WORK TO DO: Pictures excluded, return the lines below from the first through the line holding "plt.rcParams['font.family'] = ['Liberation".

GIVEN DATA:
· · · · · · ·

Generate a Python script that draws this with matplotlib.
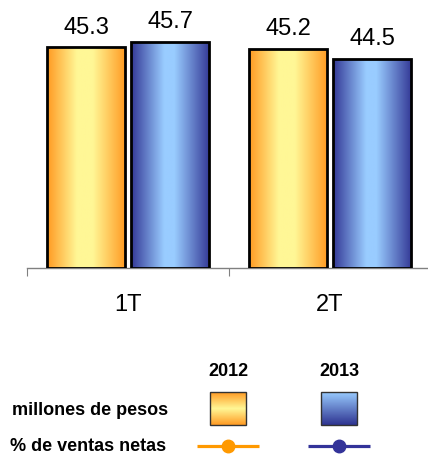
import numpy as np
import matplotlib
matplotlib.use('Agg')
import matplotlib.pyplot as plt
from matplotlib.colors import LinearSegmentedColormap

plt.rcParams['font.family'] = ['Liberation Sans', 'DejaVu Sans']

# values
quarters = ['1T', '2T']
years = ['2012', '2013']
values_2012 = [45.3, 45.2]
values_2013 = [45.7, 44.5]
row_labels = ['millones de pesos', '% de ventas netas']

YMIN, YMAX = 29.75, 47.3

ORANGE_H = LinearSegmentedColormap.from_list(
    'orange_h', [(0, '#FF9A22'), (0.38, '#FFF796'), (0.58, '#FFF796'), (1, '#FF9A22')])
BLUE_H = LinearSegmentedColormap.from_list(
    'blue_h', [(0, '#333896'), (0.42, '#99CCFF'), (0.55, '#99CCFF'), (1, '#333896')])
ORANGE_V = LinearSegmentedColormap.from_list(
    'orange_v', [(0, '#FF9A22'), (0.5, '#FFF796'), (1, '#FF9A22')])
BLUE_V = LinearSegmentedColormap.from_list(
    'blue_v', [(0, '#99CCFF'), (1, '#2E3390')])
LINE_COLORS = ['#FF9900', '#333399']

W, H = 428, 456
fig = plt.figure(figsize=(W / 100, H / 100), dpi=100)


def px_axes(x0, y0, x1, y1):
    # axes box given in pixel coords measured from the top left
    return fig.add_axes([x0 / W, 1 - y1 / H, (x1 - x0) / W, (y1 - y0) / H])


def gradient_fill(ax, rect, cmap, vertical=False):
    x, y = rect.get_xy()
    w, h = rect.get_width(), rect.get_height()
    grad = np.linspace(0, 1, 256)
    grad = grad.reshape(-1, 1) if vertical else grad.reshape(1, -1)
    im = ax.imshow(grad, extent=[x, x + w, y, y + h], origin='upper',
                   aspect='auto', cmap=cmap, zorder=rect.get_zorder() - 0.1)
    im.set_clip_path(rect)


ax = px_axes(27, 20, 431, 269)
x = np.arange(len(quarters))
width = 0.39
offset = 0.208

for vals, cmap, sign in ((values_2012, ORANGE_H, -1), (values_2013, BLUE_H, 1)):
    heights = [v - YMIN for v in vals]
    bars = ax.bar(x + sign * offset, heights, width, bottom=YMIN, facecolor='none',
                  edgecolor='black', linewidth=2, zorder=3)
    for rect, v in zip(bars, vals):
        gradient_fill(ax, rect, cmap)
        ax.annotate('%.1f' % v, (rect.get_x() + rect.get_width() / 2, v),
                    xytext=(0, 7), textcoords='offset points',
                    ha='center', va='bottom', fontsize=17)

ax.set_xlim(-0.5, 1.5)
ax.set_ylim(YMIN, YMAX)
for side in ('top', 'right', 'left'):
    ax.spines[side].set_visible(False)
ax.spines['bottom'].set_color('#808080')
ax.spines['bottom'].set_linewidth(1)
ax.spines['bottom'].set_zorder(1)
ax.set_yticks([])
ax.set_xticks([-0.5, 0.5, 1.5])
ax.set_xticklabels([])
ax.tick_params(axis='x', which='major', length=6, color='#808080', direction='out')
ax.set_xticks(x, minor=True)
ax.set_xticklabels(quarters, minor=True, fontsize=17)
ax.tick_params(axis='x', which='minor', length=0, pad=18)

# legend table at the bottom
lg = px_axes(0, 340, W, H)
lg.axis('off')

col_x = [228, 339]
for cx, yr in zip(col_x, years):
    lg.text(cx, 372, yr, ha='center', va='center', fontsize=13, fontweight='bold')
lg.text(168, 411, row_labels[0], ha='right', va='center', fontsize=13, fontweight='bold')
lg.text(166, 447, row_labels[1], ha='right', va='center', fontsize=13, fontweight='bold')

for cx, cmap in zip(col_x, (ORANGE_V, BLUE_V)):
    sq = plt.Rectangle((cx - 18, 393), 36, 33, facecolor='none',
                       edgecolor='#333333', linewidth=1, zorder=3)
    lg.add_patch(sq)
    grad = np.linspace(0, 1, 256).reshape(-1, 1)
    im = lg.imshow(grad, extent=[cx - 18, cx + 18, 426, 393], aspect='auto',
                   cmap=cmap, zorder=2)
    im.set_clip_path(sq)

for cx, c in zip(col_x, LINE_COLORS):
    lg.plot([cx - 31, cx + 31], [447, 447], color=c, linewidth=2.3,
            solid_capstyle='butt')
    lg.plot([cx], [447], marker='o', color=c, markersize=9)

lg.set_xlim(0, W)
lg.set_ylim(H, 340)

fig.savefig('out.png', dpi=100)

· · · · · · ·

ANSWER FOR THE TASK:
Generate a Python script that draws this with matplotlib.
import numpy as np
import matplotlib
matplotlib.use('Agg')
import matplotlib.pyplot as plt
from matplotlib.colors import LinearSegmentedColormap

plt.rcParams['font.family'] = ['Liberation Sans', 'DejaVu Sans']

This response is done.